— Start Provided material —
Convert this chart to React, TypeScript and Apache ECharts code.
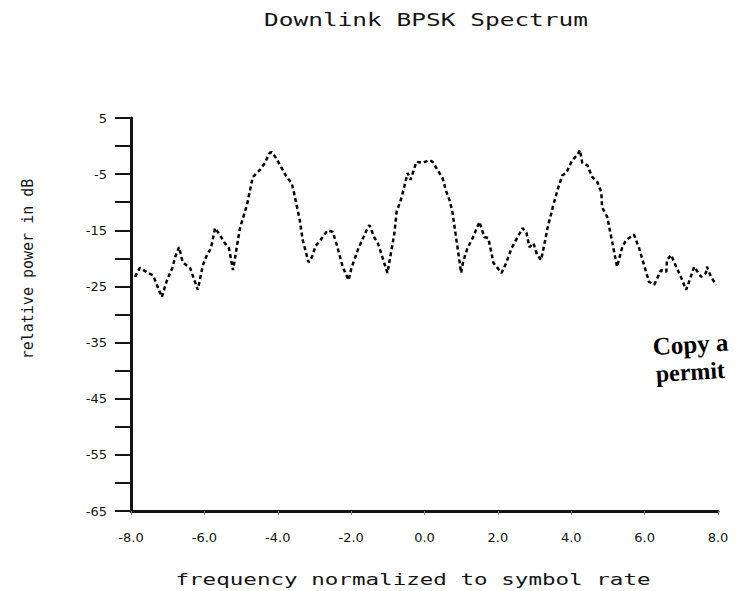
import React, { useEffect, useRef } from "react";
import * as echarts from "echarts";

const titleText = "Downlink BPSK Spectrum";
const xAxisName = "frequency normalized to symbol rate";
const yAxisName = "relative power in dB";

const freq: number[] = [
  -7.89, -7.76, -7.54, -7.4, -7.16, -7.02, -6.86, -6.8, -6.69, -6.59, -6.39, -6.18, -6.04, -5.93, -5.82,
  -5.71, -5.58, -5.44, -5.33, -5.22, -5.03, -4.84, -4.68, -4.49, -4.35, -4.22, -4.16, -4.05, -3.86, -3.76,
  -3.62, -3.56, -3.4, -3.32, -3.16, -3.07, -2.97, -2.83, -2.64, -2.5, -2.39, -2.23, -2.07, -1.99, -1.8,
  -1.58, -1.5, -1.36, -1.28, -1.01, -0.82, -0.76, -0.63, -0.46, -0.38, -0.22, -0.05, 0.14, 0.22, 0.49,
  0.6, 0.68, 0.76, 1.0, 1.05, 1.17, 1.31, 1.44, 1.5, 1.63, 1.74, 1.88, 1.99, 2.1, 2.23,
  2.37, 2.45, 2.67, 2.78, 2.86, 2.97, 3.07, 3.18, 3.37, 3.46, 3.51, 3.65, 3.76, 3.86, 4.03,
  4.16, 4.24, 4.3, 4.44, 4.57, 4.71, 4.82, 4.84, 4.98, 5.25, 5.39, 5.5, 5.71, 5.85, 6.12,
  6.26, 6.45, 6.59, 6.61, 6.72, 6.86, 6.99, 7.13, 7.21, 7.35, 7.54, 7.67, 7.7, 7.81, 7.95,
];

const powerDb: number[] = [
  -23.3, -21.7, -22.6, -23.0, -26.9, -23.9, -21.5, -19.8, -18.0, -20.7, -21.7, -25.6, -21.2, -19.4, -18.2,
  -14.6, -15.8, -17.3, -18.2, -22.1, -14.6, -10.5, -5.5, -4.3, -3.0, -1.2, -1.1, -2.1, -4.3, -5.5,
  -6.6, -8.2, -13.2, -16.7, -20.7, -19.8, -17.8, -16.7, -15.0, -15.3, -17.6, -21.5, -23.9, -21.7, -18.2,
  -15.0, -14.1, -16.4, -17.1, -22.6, -15.5, -11.7, -9.3, -4.8, -6.0, -2.8, -3.0, -2.5, -2.8, -5.7,
  -8.2, -9.6, -11.7, -22.6, -20.7, -18.2, -16.4, -14.4, -13.5, -16.2, -16.4, -20.8, -21.7, -22.6, -20.8,
  -18.2, -17.3, -14.6, -15.5, -18.0, -17.3, -19.4, -20.3, -14.1, -11.9, -10.5, -7.3, -5.2, -4.8, -2.5,
  -1.6, -0.7, -3.0, -3.4, -5.5, -6.4, -8.2, -10.9, -12.6, -21.5, -18.0, -16.7, -15.8, -18.2, -24.2,
  -24.7, -22.1, -22.4, -20.3, -19.4, -21.5, -23.3, -25.6, -24.2, -21.5, -23.3, -22.6, -21.5, -23.3, -24.7,
];

const xMin = -8;
const xMax = 8;
const xStep = 2;
const yMin = -65;
const yMax = 5;
const yStep = 5;
const yLabelEvery = 10;

const stampLine1 = "Copy a";
const stampLine2 = "permit";

const FONT = "'DejaVu Sans', sans-serif";
const MONO = "'DejaVu Sans Mono', monospace";
const INK = "#141414";

export default function App() {
  const ref = useRef<HTMLDivElement>(null);

  useEffect(() => {
    if (!ref.current) return;
    const chart = echarts.init(ref.current, undefined, { renderer: "svg" });
    const data = freq.map((f, i) => [f, powerDb[i]]);
    chart.setOption({
      animation: false,
      backgroundColor: "#ffffff",
      grid: { left: 131, right: 23, top: 118, bottom: 80, containLabel: false },
      xAxis: {
        type: "value",
        min: xMin,
        max: xMax,
        interval: xStep,
        axisLine: { show: true, onZero: false, lineStyle: { color: INK, width: 3 } },
        axisTick: { show: true, length: 4, lineStyle: { color: "#888", width: 1 } },
        axisLabel: {
          margin: 20,
          fontFamily: FONT,
          fontSize: 13,
          color: INK,
          formatter: (v: number) => v.toFixed(1),
        },
        splitLine: { show: false },
      },
      yAxis: {
        type: "value",
        min: yMin,
        max: yMax,
        interval: yStep,
        axisLine: { show: true, onZero: false, lineStyle: { color: INK, width: 3 } },
        axisTick: { show: true, length: 16, lineStyle: { color: INK, width: 2 } },
        axisLabel: {
          margin: 24,
          fontFamily: FONT,
          fontSize: 13,
          color: INK,
          formatter: (v: number) => ((Math.round(v - yMin) % yLabelEvery === 0) ? String(v) : ""),
        },
        splitLine: { show: false },
      },
      series: [
        {
          type: "line",
          data,
          showSymbol: false,
          symbol: "none",
          smooth: false,
          lineStyle: { color: "#000", width: 2.5, type: [4, 3] },
        },
      ],
      graphic: [
        {
          type: "text",
          x: 426,
          y: 20,
          scaleX: 1.44,
          style: {
            text: titleText,
            font: `17px ${MONO}`,
            fill: INK,
            textAlign: "center",
            textVerticalAlign: "middle",
          },
        },
        {
          type: "text",
          x: 413,
          y: 580,
          scaleX: 1.41,
          style: {
            text: xAxisName,
            font: `16px ${MONO}`,
            fill: INK,
            textAlign: "center",
            textVerticalAlign: "middle",
          },
        },
        {
          type: "text",
          x: 28,
          y: 269,
          rotation: Math.PI / 2,
          style: {
            text: yAxisName,
            font: `15px ${MONO}`,
            fill: INK,
            textAlign: "center",
            textVerticalAlign: "middle",
          },
        },
        {
          type: "text",
          x: 652,
          y: 334,
          rotation: 0.06,
          style: {
            text: stampLine1,
            font: "bold 25px 'Liberation Serif', serif",
            fill: "#000",
          },
        },
        {
          type: "text",
          x: 655,
          y: 362,
          rotation: 0.06,
          style: {
            text: stampLine2,
            font: "bold 24px 'Liberation Serif', serif",
            fill: "#000",
          },
        },
      ],
    });
    return () => chart.dispose();
  }, []);

  return <div ref={ref} style={{ width: 741, height: 591, position: "absolute", left: 0, top: 0 }} />;
}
— End Provided material —
→ **Prompt**
Write out the whole listing exactly, and drop the pictures.

→ **Exercise response**
Convert this chart to React, TypeScript and Apache ECharts code.
import React, { useEffect, useRef } from "react";
import * as echarts from "echarts";

const titleText = "Downlink BPSK Spectrum";
const xAxisName = "frequency normalized to symbol rate";
const yAxisName = "relative power in dB";

const freq: number[] = [
  -7.89, -7.76, -7.54, -7.4, -7.16, -7.02, -6.86, -6.8, -6.69, -6.59, -6.39, -6.18, -6.04, -5.93, -5.82,
  -5.71, -5.58, -5.44, -5.33, -5.22, -5.03, -4.84, -4.68, -4.49, -4.35, -4.22, -4.16, -4.05, -3.86, -3.76,
  -3.62, -3.56, -3.4, -3.32, -3.16, -3.07, -2.97, -2.83, -2.64, -2.5, -2.39, -2.23, -2.07, -1.99, -1.8,
  -1.58, -1.5, -1.36, -1.28, -1.01, -0.82, -0.76, -0.63, -0.46, -0.38, -0.22, -0.05, 0.14, 0.22, 0.49,
  0.6, 0.68, 0.76, 1.0, 1.05, 1.17, 1.31, 1.44, 1.5, 1.63, 1.74, 1.88, 1.99, 2.1, 2.23,
  2.37, 2.45, 2.67, 2.78, 2.86, 2.97, 3.07, 3.18, 3.37, 3.46, 3.51, 3.65, 3.76, 3.86, 4.03,
  4.16, 4.24, 4.3, 4.44, 4.57, 4.71, 4.82, 4.84, 4.98, 5.25, 5.39, 5.5, 5.71, 5.85, 6.12,
  6.26, 6.45, 6.59, 6.61, 6.72, 6.86, 6.99, 7.13, 7.21, 7.35, 7.54, 7.67, 7.7, 7.81, 7.95,
];

const powerDb: number[] = [
  -23.3, -21.7, -22.6, -23.0, -26.9, -23.9, -21.5, -19.8, -18.0, -20.7, -21.7, -25.6, -21.2, -19.4, -18.2,
  -14.6, -15.8, -17.3, -18.2, -22.1, -14.6, -10.5, -5.5, -4.3, -3.0, -1.2, -1.1, -2.1, -4.3, -5.5,
  -6.6, -8.2, -13.2, -16.7, -20.7, -19.8, -17.8, -16.7, -15.0, -15.3, -17.6, -21.5, -23.9, -21.7, -18.2,
  -15.0, -14.1, -16.4, -17.1, -22.6, -15.5, -11.7, -9.3, -4.8, -6.0, -2.8, -3.0, -2.5, -2.8, -5.7,
  -8.2, -9.6, -11.7, -22.6, -20.7, -18.2, -16.4, -14.4, -13.5, -16.2, -16.4, -20.8, -21.7, -22.6, -20.8,
  -18.2, -17.3, -14.6, -15.5, -18.0, -17.3, -19.4, -20.3, -14.1, -11.9, -10.5, -7.3, -5.2, -4.8, -2.5,
  -1.6, -0.7, -3.0, -3.4, -5.5, -6.4, -8.2, -10.9, -12.6, -21.5, -18.0, -16.7, -15.8, -18.2, -24.2,
  -24.7, -22.1, -22.4, -20.3, -19.4, -21.5, -23.3, -25.6, -24.2, -21.5, -23.3, -22.6, -21.5, -23.3, -24.7,
];

const xMin = -8;
const xMax = 8;
const xStep = 2;
const yMin = -65;
const yMax = 5;
const yStep = 5;
const yLabelEvery = 10;

const stampLine1 = "Copy a";
const stampLine2 = "permit";

const FONT = "'DejaVu Sans', sans-serif";
const MONO = "'DejaVu Sans Mono', monospace";
const INK = "#141414";

export default function App() {
  const ref = useRef<HTMLDivElement>(null);

  useEffect(() => {
    if (!ref.current) return;
    const chart = echarts.init(ref.current, undefined, { renderer: "svg" });
    const data = freq.map((f, i) => [f, powerDb[i]]);
    chart.setOption({
      animation: false,
      backgroundColor: "#ffffff",
      grid: { left: 131, right: 23, top: 118, bottom: 80, containLabel: false },
      xAxis: {
        type: "value",
        min: xMin,
        max: xMax,
        interval: xStep,
        axisLine: { show: true, onZero: false, lineStyle: { color: INK, width: 3 } },
        axisTick: { show: true, length: 4, lineStyle: { color: "#888", width: 1 } },
        axisLabel: {
          margin: 20,
          fontFamily: FONT,
          fontSize: 13,
          color: INK,
          formatter: (v: number) => v.toFixed(1),
        },
        splitLine: { show: false },
      },
      yAxis: {
        type: "value",
        min: yMin,
        max: yMax,
        interval: yStep,
        axisLine: { show: true, onZero: false, lineStyle: { color: INK, width: 3 } },
        axisTick: { show: true, length: 16, lineStyle: { color: INK, width: 2 } },
        axisLabel: {
          margin: 24,
          fontFamily: FONT,
          fontSize: 13,
          color: INK,
          formatter: (v: number) => ((Math.round(v - yMin) % yLabelEvery === 0) ? String(v) : ""),
        },
        splitLine: { show: false },
      },
      series: [
        {
          type: "line",
          data,
          showSymbol: false,
          symbol: "none",
          smooth: false,
          lineStyle: { color: "#000", width: 2.5, type: [4, 3] },
        },
      ],
      graphic: [
        {
          type: "text",
          x: 426,
          y: 20,
          scaleX: 1.44,
          style: {
            text: titleText,
            font: `17px ${MONO}`,
            fill: INK,
            textAlign: "center",
            textVerticalAlign: "middle",
          },
        },
        {
          type: "text",
          x: 413,
          y: 580,
          scaleX: 1.41,
          style: {
            text: xAxisName,
            font: `16px ${MONO}`,
            fill: INK,
            textAlign: "center",
            textVerticalAlign: "middle",
          },
        },
        {
          type: "text",
          x: 28,
          y: 269,
          rotation: Math.PI / 2,
          style: {
            text: yAxisName,
            font: `15px ${MONO}`,
            fill: INK,
            textAlign: "center",
            textVerticalAlign: "middle",
          },
        },
        {
          type: "text",
          x: 652,
          y: 334,
          rotation: 0.06,
          style: {
            text: stampLine1,
            font: "bold 25px 'Liberation Serif', serif",
            fill: "#000",
          },
        },
        {
          type: "text",
          x: 655,
          y: 362,
          rotation: 0.06,
          style: {
            text: stampLine2,
            font: "bold 24px 'Liberation Serif', serif",
            fill: "#000",
          },
        },
      ],
    });
    return () => chart.dispose();
  }, []);

  return <div ref={ref} style={{ width: 741, height: 591, position: "absolute", left: 0, top: 0 }} />;
}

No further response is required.